→ **Task goal**:
Transcribe all of the material exactly. Any picture in it should be left out.

>> begin

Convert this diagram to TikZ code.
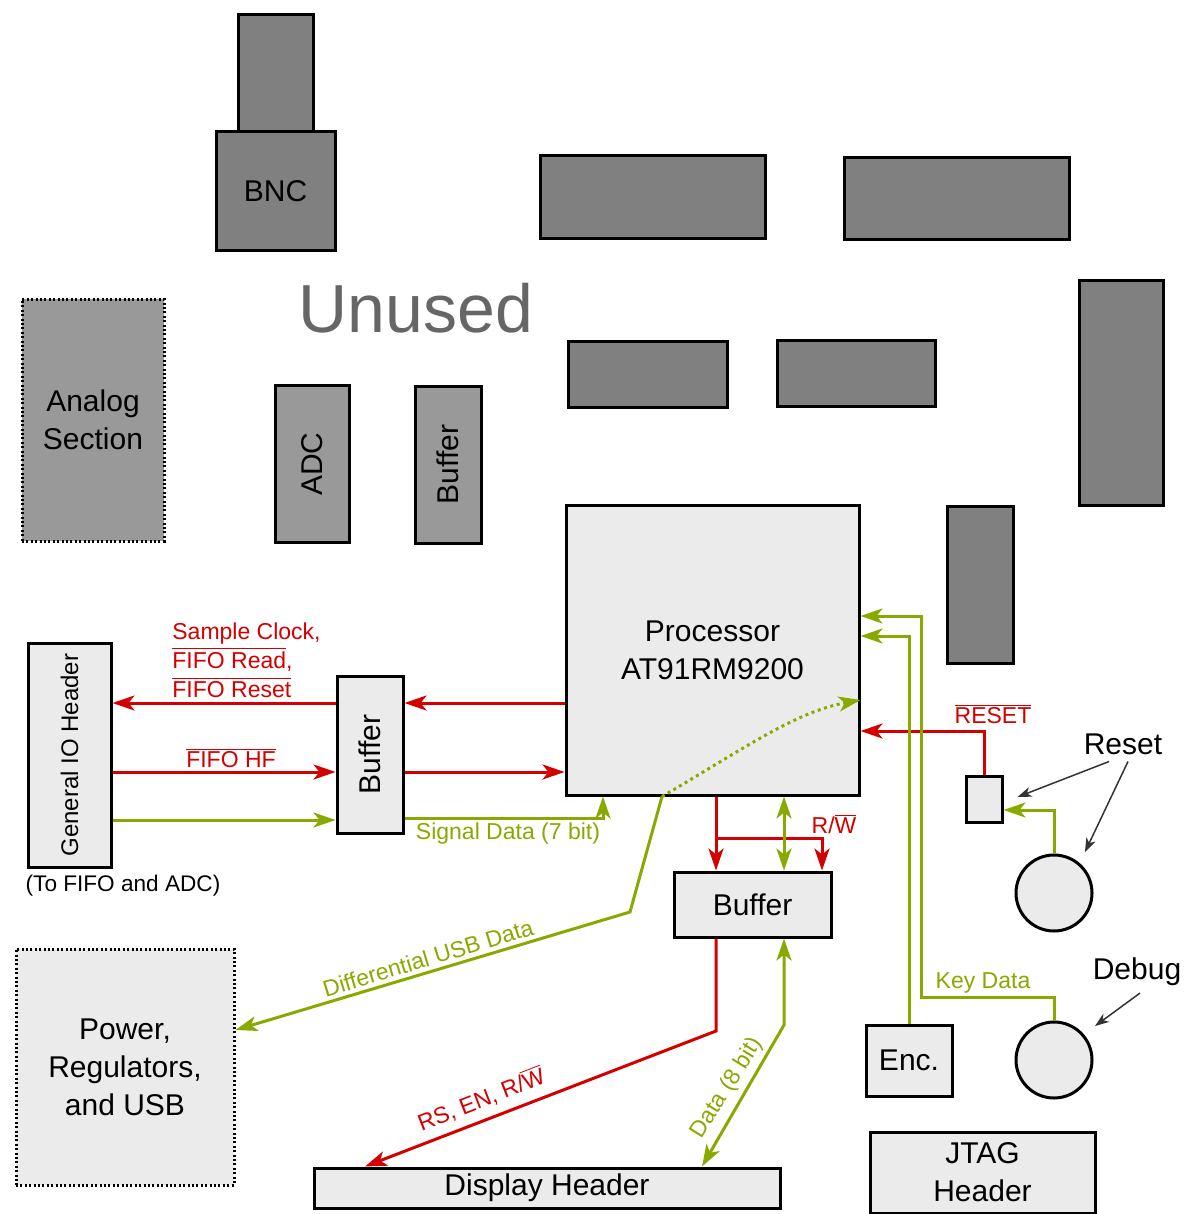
\documentclass[tikz,border=0pt]{standalone}
\usepackage{fontspec}
\setmainfont{Liberation Sans}
\usetikzlibrary{arrows.meta}
\definecolor{sigred}{HTML}{D40000}
\definecolor{siggreen}{HTML}{88AA00}
\definecolor{dkgray}{HTML}{808080}
\definecolor{mdgray}{HTML}{999999}
\definecolor{ltgray}{HTML}{EBEBEB}
\definecolor{txtgray}{HTML}{666666}
\newcommand{\inv}[1]{$\overline{\mbox{#1}}$}
\begin{document}
\begin{tikzpicture}[x=0.5pt,y=-0.5pt,>={Stealth[length=11pt,width=7.5pt,inset=3pt]},
  chip/.style={draw,line width=1.5pt,fill=ltgray,inner sep=0pt,align=center,font=\fontsize{15}{19}\selectfont},
  unused/.style={chip,fill=dkgray},
  analog/.style={chip,fill=mdgray},
  dotbox/.style={dash pattern=on 1pt off 1.2pt},
  ctl/.style={draw=sigred,line width=1.5pt},
  dat/.style={draw=siggreen,line width=1.5pt},
  sig/.style={font=\fontsize{11.5}{14.5}\selectfont},
  note/.style={draw=black!80,line width=0.75pt,-{Stealth[length=7pt,width=5pt,inset=2pt]}}]
\useasboundingbox (0,0) rectangle (1187,1214);
% unused parts
\node[unused,minimum width=37.5pt,minimum height=58.5pt] (bncs) at (275.5,73.5) {};
\node[unused,minimum width=59.5pt,minimum height=59pt] (bnc) at (275.5,191) {BNC};
\node[unused,minimum width=112.5pt,minimum height=41.5pt] (u1) at (652.5,197.5) {};
\node[unused,minimum width=112.5pt,minimum height=41pt] (u2) at (956.5,199) {};
\node[unused,minimum width=79.5pt,minimum height=33pt] (u3) at (647.5,374) {};
\node[unused,minimum width=79pt,minimum height=33pt] (u4) at (856,373) {};
\node[unused,minimum width=42pt,minimum height=112.5pt] (u5) at (1121,392.5) {};
\node[unused,minimum width=33pt,minimum height=78.5pt] (u6) at (980,584.5) {};
\node[text=txtgray,font=\fontsize{34}{40}\selectfont] (unused) at (416,308) {Unused};
% analog side
\node[analog,dotbox,minimum width=71pt,minimum height=121pt] (ana) at (93,420) {Analog\\Section};
\node[analog,minimum width=37pt,minimum height=78.5pt] (adc) at (312,464) {\rotatebox{90}{ADC}};
\node[analog,minimum width=33pt,minimum height=78.5pt] (abuf) at (448,464.5) {\rotatebox{90}{Buffer}};
% used parts
\node[chip,minimum width=146.5pt,minimum height=145pt] (proc) at (712.5,650) {Processor\\AT91RM9200};
\node[chip,minimum width=41.5pt,minimum height=112pt] (gio) at (69.5,755) {\rotatebox{90}{\fontsize{12}{14}\selectfont General IO Header}};
\node[font=\fontsize{11.3}{14}\selectfont] (gionote) at (123,886) {(To FIFO and ADC)};
\node[chip,minimum width=33pt,minimum height=78.5pt] (buf1) at (370,754.5) {\rotatebox{90}{Buffer}};
\node[chip,minimum width=78.5pt,minimum height=32.5pt] (buf2) at (752.5,904.5) {Buffer};
\node[chip,minimum width=233pt,minimum height=20pt] (disp) at (547,1188) {Display Header};
\node[chip,dotbox,minimum width=109pt,minimum height=118pt] (pwr) at (125,1067) {Power,\\Regulators,\\and USB};
\node[chip,minimum width=43pt,minimum height=35.5pt] (enc) at (909,1060.5) {Enc.};
\node[chip,minimum width=112.5pt,minimum height=40.5pt] (jtag) at (982.5,1172.5) {JTAG\\Header};
\node[chip,minimum width=18pt,minimum height=23pt] (rbox) at (984,799) {};
\node[chip,circle,minimum size=38pt] (rbtn) at (1054,893) {};
\node[chip,circle,minimum size=38pt] (dbtn) at (1054,1060) {};
\node[font=\fontsize{15}{19}\selectfont] (rlbl) at (1123,744) {Reset};
\node[font=\fontsize{15}{19}\selectfont] (dlbl) at (1137,972) {Debug};
% signal labels
\node[sig,text=sigred,align=left,anchor=west,inner sep=0pt] (rdlbl) at (172,660) {Sample Clock,\\\inv{FIFO Read},\\\inv{FIFO Reset}};
\node[sig,text=sigred] (hflbl) at (231,758) {\inv{FIFO HF}};
\node[sig,text=siggreen] (sdlbl) at (508,834) {Signal Data (7 bit)};
\node[sig,text=sigred] (rwlbl) at (834,824) {R/\inv{W}};
\node[sig,text=sigred] (rstlbl) at (993,714) {\inv{RESET}};
\node[sig,text=siggreen] (kdlbl) at (983,983) {Key Data};
\node[sig,text=siggreen,rotate=16.8] (usblbl) at (428,958) {Differential USB Data};
\node[sig,text=sigred,rotate=21.3] (dctl) at (481,1099) {RS, EN, R/\inv{W}};
\node[sig,text=siggreen,rotate=58] (ddat) at (727,1088) {Data (8 bit)};
% general io
\draw[ctl,->] (proc.west |- 0,703) -- (buf1.east |- 0,703);
\draw[ctl,->] (buf1.west |- 0,703) -- (gio.east |- 0,703);
\draw[ctl,->] (gio.east |- 0,772) -- (buf1.west |- 0,772);
\draw[ctl,->] (buf1.east |- 0,772) -- (proc.west |- 0,772);
\draw[dat,->] (gio.east |- 0,820) -- (buf1.west |- 0,820);
\draw[dat,->] (buf1.east |- 0,818) -| (proc.south -| 603,0);
% usb
\draw[dat,->,dash pattern=on 1.5pt off 1.8pt] (proc.south -| 662,0) .. controls (745,748) and (795,712) .. (proc.east |- 0,700);
\draw[dat,->] (proc.south -| 662,0) -- (630,912) -- (pwr.east |- 0,1030);
% display
\coordinate (rwj) at (716,838);
\draw[ctl,->] (proc.south -| 716,0) -- (buf2.north -| 716,0);
\draw[ctl,->] (rwj) -| (buf2.north -| 822,0);
\draw[dat,<->] (proc.south -| 784,0) -- (buf2.north -| 784,0);
\draw[ctl,->] (buf2.south -| 716,0) -- (716,1031) -- (disp.north -| 365,0);
\draw[dat,<->] (buf2.south -| 784,0) -- (784,1025) -- (disp.north -| 702,0);
% buttons and encoder
\draw[dat,->] (rbtn.north) |- (rbox.east |- 0,810);
\draw[ctl,->] (rbox.north) |- (proc.east |- 0,731);
\draw[dat,->] (enc.north) |- (proc.east |- 0,636);
\draw[dat,->] (dbtn.north) |- (921,997) |- (proc.east |- 0,616);
\draw[note] ([xshift=-7pt]rlbl.south) -- ([xshift=7pt,yshift=1pt]rbox.east);
\draw[note] ([xshift=2.5pt]rlbl.south) -- ([xshift=1.5pt,yshift=6.5pt]rbtn.north east);
\draw[note] ([xshift=1.5pt]dlbl.south) -- ([xshift=6.5pt,yshift=3pt]dbtn.north east);
\end{tikzpicture}
\end{document}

>> end

→ **Exercise answer**:
Convert this diagram to TikZ code.
\documentclass[tikz,border=0pt]{standalone}
\usepackage{fontspec}
\setmainfont{Liberation Sans}
\usetikzlibrary{arrows.meta}
\definecolor{sigred}{HTML}{D40000}
\definecolor{siggreen}{HTML}{88AA00}
\definecolor{dkgray}{HTML}{808080}
\definecolor{mdgray}{HTML}{999999}
\definecolor{ltgray}{HTML}{EBEBEB}
\definecolor{txtgray}{HTML}{666666}
\newcommand{\inv}[1]{$\overline{\mbox{#1}}$}
\begin{document}
\begin{tikzpicture}[x=0.5pt,y=-0.5pt,>={Stealth[length=11pt,width=7.5pt,inset=3pt]},
  chip/.style={draw,line width=1.5pt,fill=ltgray,inner sep=0pt,align=center,font=\fontsize{15}{19}\selectfont},
  unused/.style={chip,fill=dkgray},
  analog/.style={chip,fill=mdgray},
  dotbox/.style={dash pattern=on 1pt off 1.2pt},
  ctl/.style={draw=sigred,line width=1.5pt},
  dat/.style={draw=siggreen,line width=1.5pt},
  sig/.style={font=\fontsize{11.5}{14.5}\selectfont},
  note/.style={draw=black!80,line width=0.75pt,-{Stealth[length=7pt,width=5pt,inset=2pt]}}]
\useasboundingbox (0,0) rectangle (1187,1214);
% unused parts
\node[unused,minimum width=37.5pt,minimum height=58.5pt] (bncs) at (275.5,73.5) {};
\node[unused,minimum width=59.5pt,minimum height=59pt] (bnc) at (275.5,191) {BNC};
\node[unused,minimum width=112.5pt,minimum height=41.5pt] (u1) at (652.5,197.5) {};
\node[unused,minimum width=112.5pt,minimum height=41pt] (u2) at (956.5,199) {};
\node[unused,minimum width=79.5pt,minimum height=33pt] (u3) at (647.5,374) {};
\node[unused,minimum width=79pt,minimum height=33pt] (u4) at (856,373) {};
\node[unused,minimum width=42pt,minimum height=112.5pt] (u5) at (1121,392.5) {};
\node[unused,minimum width=33pt,minimum height=78.5pt] (u6) at (980,584.5) {};
\node[text=txtgray,font=\fontsize{34}{40}\selectfont] (unused) at (416,308) {Unused};
% analog side
\node[analog,dotbox,minimum width=71pt,minimum height=121pt] (ana) at (93,420) {Analog\\Section};
\node[analog,minimum width=37pt,minimum height=78.5pt] (adc) at (312,464) {\rotatebox{90}{ADC}};
\node[analog,minimum width=33pt,minimum height=78.5pt] (abuf) at (448,464.5) {\rotatebox{90}{Buffer}};
% used parts
\node[chip,minimum width=146.5pt,minimum height=145pt] (proc) at (712.5,650) {Processor\\AT91RM9200};
\node[chip,minimum width=41.5pt,minimum height=112pt] (gio) at (69.5,755) {\rotatebox{90}{\fontsize{12}{14}\selectfont General IO Header}};
\node[font=\fontsize{11.3}{14}\selectfont] (gionote) at (123,886) {(To FIFO and ADC)};
\node[chip,minimum width=33pt,minimum height=78.5pt] (buf1) at (370,754.5) {\rotatebox{90}{Buffer}};
\node[chip,minimum width=78.5pt,minimum height=32.5pt] (buf2) at (752.5,904.5) {Buffer};
\node[chip,minimum width=233pt,minimum height=20pt] (disp) at (547,1188) {Display Header};
\node[chip,dotbox,minimum width=109pt,minimum height=118pt] (pwr) at (125,1067) {Power,\\Regulators,\\and USB};
\node[chip,minimum width=43pt,minimum height=35.5pt] (enc) at (909,1060.5) {Enc.};
\node[chip,minimum width=112.5pt,minimum height=40.5pt] (jtag) at (982.5,1172.5) {JTAG\\Header};
\node[chip,minimum width=18pt,minimum height=23pt] (rbox) at (984,799) {};
\node[chip,circle,minimum size=38pt] (rbtn) at (1054,893) {};
\node[chip,circle,minimum size=38pt] (dbtn) at (1054,1060) {};
\node[font=\fontsize{15}{19}\selectfont] (rlbl) at (1123,744) {Reset};
\node[font=\fontsize{15}{19}\selectfont] (dlbl) at (1137,972) {Debug};
% signal labels
\node[sig,text=sigred,align=left,anchor=west,inner sep=0pt] (rdlbl) at (172,660) {Sample Clock,\\\inv{FIFO Read},\\\inv{FIFO Reset}};
\node[sig,text=sigred] (hflbl) at (231,758) {\inv{FIFO HF}};
\node[sig,text=siggreen] (sdlbl) at (508,834) {Signal Data (7 bit)};
\node[sig,text=sigred] (rwlbl) at (834,824) {R/\inv{W}};
\node[sig,text=sigred] (rstlbl) at (993,714) {\inv{RESET}};
\node[sig,text=siggreen] (kdlbl) at (983,983) {Key Data};
\node[sig,text=siggreen,rotate=16.8] (usblbl) at (428,958) {Differential USB Data};
\node[sig,text=sigred,rotate=21.3] (dctl) at (481,1099) {RS, EN, R/\inv{W}};
\node[sig,text=siggreen,rotate=58] (ddat) at (727,1088) {Data (8 bit)};
% general io
\draw[ctl,->] (proc.west |- 0,703) -- (buf1.east |- 0,703);
\draw[ctl,->] (buf1.west |- 0,703) -- (gio.east |- 0,703);
\draw[ctl,->] (gio.east |- 0,772) -- (buf1.west |- 0,772);
\draw[ctl,->] (buf1.east |- 0,772) -- (proc.west |- 0,772);
\draw[dat,->] (gio.east |- 0,820) -- (buf1.west |- 0,820);
\draw[dat,->] (buf1.east |- 0,818) -| (proc.south -| 603,0);
% usb
\draw[dat,->,dash pattern=on 1.5pt off 1.8pt] (proc.south -| 662,0) .. controls (745,748) and (795,712) .. (proc.east |- 0,700);
\draw[dat,->] (proc.south -| 662,0) -- (630,912) -- (pwr.east |- 0,1030);
% display
\coordinate (rwj) at (716,838);
\draw[ctl,->] (proc.south -| 716,0) -- (buf2.north -| 716,0);
\draw[ctl,->] (rwj) -| (buf2.north -| 822,0);
\draw[dat,<->] (proc.south -| 784,0) -- (buf2.north -| 784,0);
\draw[ctl,->] (buf2.south -| 716,0) -- (716,1031) -- (disp.north -| 365,0);
\draw[dat,<->] (buf2.south -| 784,0) -- (784,1025) -- (disp.north -| 702,0);
% buttons and encoder
\draw[dat,->] (rbtn.north) |- (rbox.east |- 0,810);
\draw[ctl,->] (rbox.north) |- (proc.east |- 0,731);
\draw[dat,->] (enc.north) |- (proc.east |- 0,636);
\draw[dat,->] (dbtn.north) |- (921,997) |- (proc.east |- 0,616);
\draw[note] ([xshift=-7pt]rlbl.south) -- ([xshift=7pt,yshift=1pt]rbox.east);
\draw[note] ([xshift=2.5pt]rlbl.south) -- ([xshift=1.5pt,yshift=6.5pt]rbtn.north east);
\draw[note] ([xshift=1.5pt]dlbl.south) -- ([xshift=6.5pt,yshift=3pt]dbtn.north east);
\end{tikzpicture}
\end{document}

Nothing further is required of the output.